The secretary of state for health and social care has said he is "attracted" to the idea of using auto-enrolment to encourage people to fund their social care costs.
Speaking at a heading of the economic affairs committee in the House of Lords, Matt Hancock showed interest in using a pension model to reform social care but rather than use the state pension model he wanted to use a system similar to auto-enrolment.
"I am attracted to auto-enrolment [for social care funding] as it has worked with pensions," he said. "You use the fact that a lot of people don’t understand this area of finance to set a norm and then give people the option to opt-out."
But the committee warned it would be hard to see how this could work unless it was compulsory, given that younger people might not see the importance in saving for care.
Mr Hancock also warned that a cap alone was not a solution to the social care funding issue or the injustices people face in the current system, the secretary of state for health and social care has said.
He said a cap on lifetime care costs was one way of solving some of the injustices in the care system but it would not solve all of them.
"I haven’t yet seen a proposition which solves all the injustices faced by people saving for social care,” Mr Hancock told the committee.
"There is a regional injustice as well as an injustice that some people have to use their home [to pay for care costs] and others do not and it is impossible to know early on if this will be the case.
"Attached to this is also the unfairness of some people having to save their whole life for a home which they will then need to use for care costs, whereas others will not have saved but the state will fund them."
He said there was a series of ways in which the existing care funding system was unfair but said it was hard to see a single solution to this problem.
Although chancellor of the exchequer Philip Hammond told the committee last year the upcoming green paper into social care would set out several proposals to reflect different ways of delivering and funding the cap, Mr Hancock neither confirmed nor denied that a cap would be included in the paper at all.

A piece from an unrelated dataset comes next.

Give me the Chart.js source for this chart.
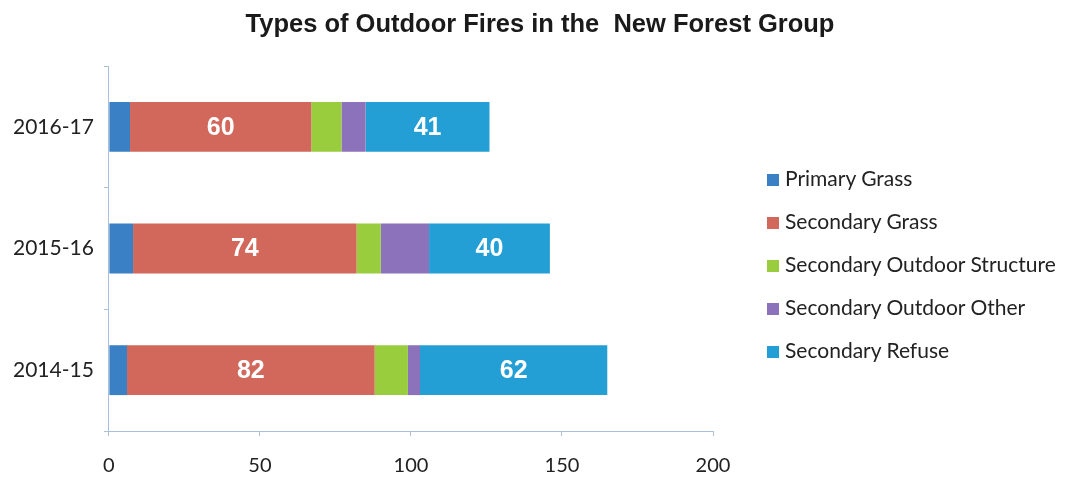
<!DOCTYPE html>
<html>
<head>
<meta charset="utf-8">
<script src="https://cdn.jsdelivr.net/npm/chart.js@4/dist/chart.umd.min.js"></script>
<style>
  html, body { margin: 0; padding: 0; background: #fff; }
  #wrap { position: relative; width: 1066px; height: 477px; }
  #title { position: absolute; left: 0; width: 1080px; top: 9px; text-align: center; font-family: "Liberation Sans", Arial, sans-serif; font-weight: bold; font-size: 25.5px; color: #1a1a1a; }
  #legend { position: absolute; left: 767px; top: 165px; font-family: Lato, "Open Sans", sans-serif; font-size: 21px; color: #222; }
  #legend .item { height: 43px; display: flex; align-items: flex-start; white-space: nowrap; }
  #legend .box { width: 12px; height: 12px; margin: 9px 6px 0 0; }
</style>
</head>
<body>
<div id="wrap">
  <canvas id="chart" width="1066" height="477"></canvas>
  <div id="title">Types of Outdoor Fires in the&nbsp; New Forest Group</div>
  <div id="legend"></div>
</div>
<script>
// 年度
var YEARS = ['2016-17', '2015-16', '2014-15'];

// 種類ごとの件数
var PRIMARY_GRASS = [7, 8, 6];
var SECONDARY_GRASS = [60, 74, 82];
var SECONDARY_STRUCTURE = [10, 8, 11];
var SECONDARY_OTHER = [8, 16, 4];
var SECONDARY_REFUSE = [41, 40, 62];

var X_TICKS = [0, 50, 100, 150, 200];

var SERIES = [
  { label: 'Primary Grass', data: PRIMARY_GRASS, color: '#3a80c4', showValue: false },
  { label: 'Secondary Grass', data: SECONDARY_GRASS, color: '#d2685b', showValue: true },
  { label: 'Secondary Outdoor Structure', data: SECONDARY_STRUCTURE, color: '#9acd3e', showValue: false },
  { label: 'Secondary Outdoor Other', data: SECONDARY_OTHER, color: '#8b72bb', showValue: false },
  { label: 'Secondary Refuse', data: SECONDARY_REFUSE, color: '#239fd6', showValue: true }
];

// 値ラベル（白抜き）
var valueLabels = {
  id: 'valueLabels',
  afterDatasetsDraw: function(chart) {
    var ctx = chart.ctx;
    ctx.save();
    ctx.fillStyle = '#ffffff';
    ctx.font = 'bold 25px "Liberation Sans", Arial, sans-serif';
    ctx.textAlign = 'center';
    ctx.textBaseline = 'middle';
    chart.data.datasets.forEach(function(ds, i) {
      if (!SERIES[i].showValue) return;
      chart.getDatasetMeta(i).data.forEach(function(bar, j) {
        var cx = (bar.x + bar.base) / 2;
        ctx.fillText(String(ds.data[j]), cx, bar.y + 1);
      });
    });
    ctx.restore();
  }
};

function buildLegend() {
  var el = document.getElementById('legend');
  SERIES.forEach(function(s) {
    var item = document.createElement('div');
    item.className = 'item';
    var box = document.createElement('span');
    box.className = 'box';
    box.style.background = s.color;
    var txt = document.createElement('span');
    txt.textContent = s.label;
    item.appendChild(box);
    item.appendChild(txt);
    el.appendChild(item);
  });
}

function render() {
  var datasets = SERIES.map(function(s) {
    return {
      label: s.label,
      data: s.data,
      backgroundColor: s.color,
      borderWidth: 0,
      barPercentage: 0.41,
      categoryPercentage: 1.0
    };
  });

  new Chart(document.getElementById('chart'), {
    type: 'bar',
    data: { labels: YEARS, datasets: datasets },
    plugins: [valueLabels],
    options: {
      indexAxis: 'y',
      responsive: false,
      animation: false,
      layout: { padding: { left: 3, right: 353, top: 66, bottom: -19 } },
      plugins: {
        title: { display: false },
        legend: { display: false },
        tooltip: { enabled: false }
      },
      scales: {
        x: {
          stacked: true,
          min: 0,
          max: 200,
          afterBuildTicks: function(axis) {
            axis.ticks = X_TICKS.map(function(v) { return { value: v }; });
          },
          grid: { drawOnChartArea: false, drawTicks: true, tickLength: 5, color: '#a9c1de' },
          border: { display: true, color: '#a9c1de', dash: [2, 2] },
          ticks: {
            color: '#222',
            font: { family: 'Lato, "Open Sans", sans-serif', size: 20 },
            padding: 18
          }
        },
        y: {
          stacked: true,
          grid: { drawOnChartArea: false, drawTicks: true, tickLength: 5, color: '#a9c1de', offset: true },
          border: { display: true, color: '#a9c1de', dash: [2, 2] },
          ticks: {
            color: '#222',
            font: { family: 'Lato, "Open Sans", sans-serif', size: 21 },
            padding: 10
          }
        }
      }
    }
  });
}

buildLegend();
Promise.all([
  document.fonts.load('20px Lato'),
  document.fonts.load('bold 25px "Liberation Sans"')
]).then(render, render);
</script>
</body>
</html>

He admitted setting a cap would be difficult because it would have to be measured on the starting point of care costs based on each individual.
"I want to put forward a green paper that will bring a cross-party debate and will deliver a direction of travel in which we can make progress," said Mr Hancock.
The social care green paper was initially due to be published last summer but has faced several delays but the government has said it will become public "in due course".